*** Data extract ***

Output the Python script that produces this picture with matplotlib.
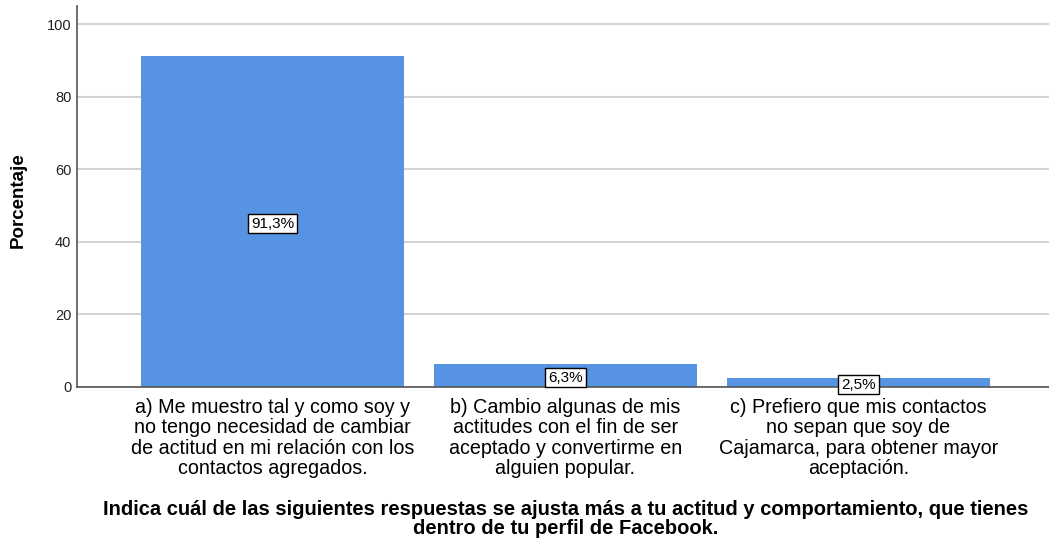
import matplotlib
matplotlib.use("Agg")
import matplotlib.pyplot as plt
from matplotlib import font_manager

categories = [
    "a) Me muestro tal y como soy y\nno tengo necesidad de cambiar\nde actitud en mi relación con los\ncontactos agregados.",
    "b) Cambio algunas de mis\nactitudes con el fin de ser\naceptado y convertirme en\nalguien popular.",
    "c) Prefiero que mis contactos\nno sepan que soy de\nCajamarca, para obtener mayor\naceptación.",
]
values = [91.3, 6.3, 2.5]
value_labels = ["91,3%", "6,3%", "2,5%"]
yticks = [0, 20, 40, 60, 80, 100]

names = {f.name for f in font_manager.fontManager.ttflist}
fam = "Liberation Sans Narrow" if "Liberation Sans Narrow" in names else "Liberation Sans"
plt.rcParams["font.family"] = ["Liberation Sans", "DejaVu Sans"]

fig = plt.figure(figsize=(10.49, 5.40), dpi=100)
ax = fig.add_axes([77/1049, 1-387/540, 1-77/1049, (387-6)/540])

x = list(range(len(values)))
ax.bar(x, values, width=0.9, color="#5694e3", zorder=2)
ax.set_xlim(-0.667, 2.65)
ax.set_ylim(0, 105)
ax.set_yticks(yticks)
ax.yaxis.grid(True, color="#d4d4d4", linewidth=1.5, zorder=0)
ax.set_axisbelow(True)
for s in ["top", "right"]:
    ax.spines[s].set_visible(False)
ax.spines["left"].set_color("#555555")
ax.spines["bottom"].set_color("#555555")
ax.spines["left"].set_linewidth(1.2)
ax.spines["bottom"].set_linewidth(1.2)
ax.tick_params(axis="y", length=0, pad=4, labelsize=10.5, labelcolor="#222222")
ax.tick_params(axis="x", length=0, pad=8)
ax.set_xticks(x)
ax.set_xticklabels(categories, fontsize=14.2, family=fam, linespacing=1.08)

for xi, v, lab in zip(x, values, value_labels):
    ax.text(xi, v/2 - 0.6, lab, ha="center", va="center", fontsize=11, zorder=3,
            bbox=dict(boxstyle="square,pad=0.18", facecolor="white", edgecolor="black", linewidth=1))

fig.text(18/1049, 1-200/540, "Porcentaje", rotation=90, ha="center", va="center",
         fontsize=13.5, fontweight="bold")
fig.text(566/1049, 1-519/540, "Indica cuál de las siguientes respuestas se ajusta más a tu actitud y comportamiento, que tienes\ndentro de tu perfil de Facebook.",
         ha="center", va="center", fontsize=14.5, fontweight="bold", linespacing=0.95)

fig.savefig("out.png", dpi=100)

***

**Task goal**
The listing above needs to be output again exactly. Don't include the pictures.

**Exercise answer**
Output the Python script that produces this picture with matplotlib.
import matplotlib
matplotlib.use("Agg")
import matplotlib.pyplot as plt
from matplotlib import font_manager

categories = [
    "a) Me muestro tal y como soy y\nno tengo necesidad de cambiar\nde actitud en mi relación con los\ncontactos agregados.",
    "b) Cambio algunas de mis\nactitudes con el fin de ser\naceptado y convertirme en\nalguien popular.",
    "c) Prefiero que mis contactos\nno sepan que soy de\nCajamarca, para obtener mayor\naceptación.",
]
values = [91.3, 6.3, 2.5]
value_labels = ["91,3%", "6,3%", "2,5%"]
yticks = [0, 20, 40, 60, 80, 100]

names = {f.name for f in font_manager.fontManager.ttflist}
fam = "Liberation Sans Narrow" if "Liberation Sans Narrow" in names else "Liberation Sans"
plt.rcParams["font.family"] = ["Liberation Sans", "DejaVu Sans"]

fig = plt.figure(figsize=(10.49, 5.40), dpi=100)
ax = fig.add_axes([77/1049, 1-387/540, 1-77/1049, (387-6)/540])

x = list(range(len(values)))
ax.bar(x, values, width=0.9, color="#5694e3", zorder=2)
ax.set_xlim(-0.667, 2.65)
ax.set_ylim(0, 105)
ax.set_yticks(yticks)
ax.yaxis.grid(True, color="#d4d4d4", linewidth=1.5, zorder=0)
ax.set_axisbelow(True)
for s in ["top", "right"]:
    ax.spines[s].set_visible(False)
ax.spines["left"].set_color("#555555")
ax.spines["bottom"].set_color("#555555")
ax.spines["left"].set_linewidth(1.2)
ax.spines["bottom"].set_linewidth(1.2)
ax.tick_params(axis="y", length=0, pad=4, labelsize=10.5, labelcolor="#222222")
ax.tick_params(axis="x", length=0, pad=8)
ax.set_xticks(x)
ax.set_xticklabels(categories, fontsize=14.2, family=fam, linespacing=1.08)

for xi, v, lab in zip(x, values, value_labels):
    ax.text(xi, v/2 - 0.6, lab, ha="center", va="center", fontsize=11, zorder=3,
            bbox=dict(boxstyle="square,pad=0.18", facecolor="white", edgecolor="black", linewidth=1))

fig.text(18/1049, 1-200/540, "Porcentaje", rotation=90, ha="center", va="center",
         fontsize=13.5, fontweight="bold")
fig.text(566/1049, 1-519/540, "Indica cuál de las siguientes respuestas se ajusta más a tu actitud y comportamiento, que tienes\ndentro de tu perfil de Facebook.",
         ha="center", va="center", fontsize=14.5, fontweight="bold", linespacing=0.95)

fig.savefig("out.png", dpi=100)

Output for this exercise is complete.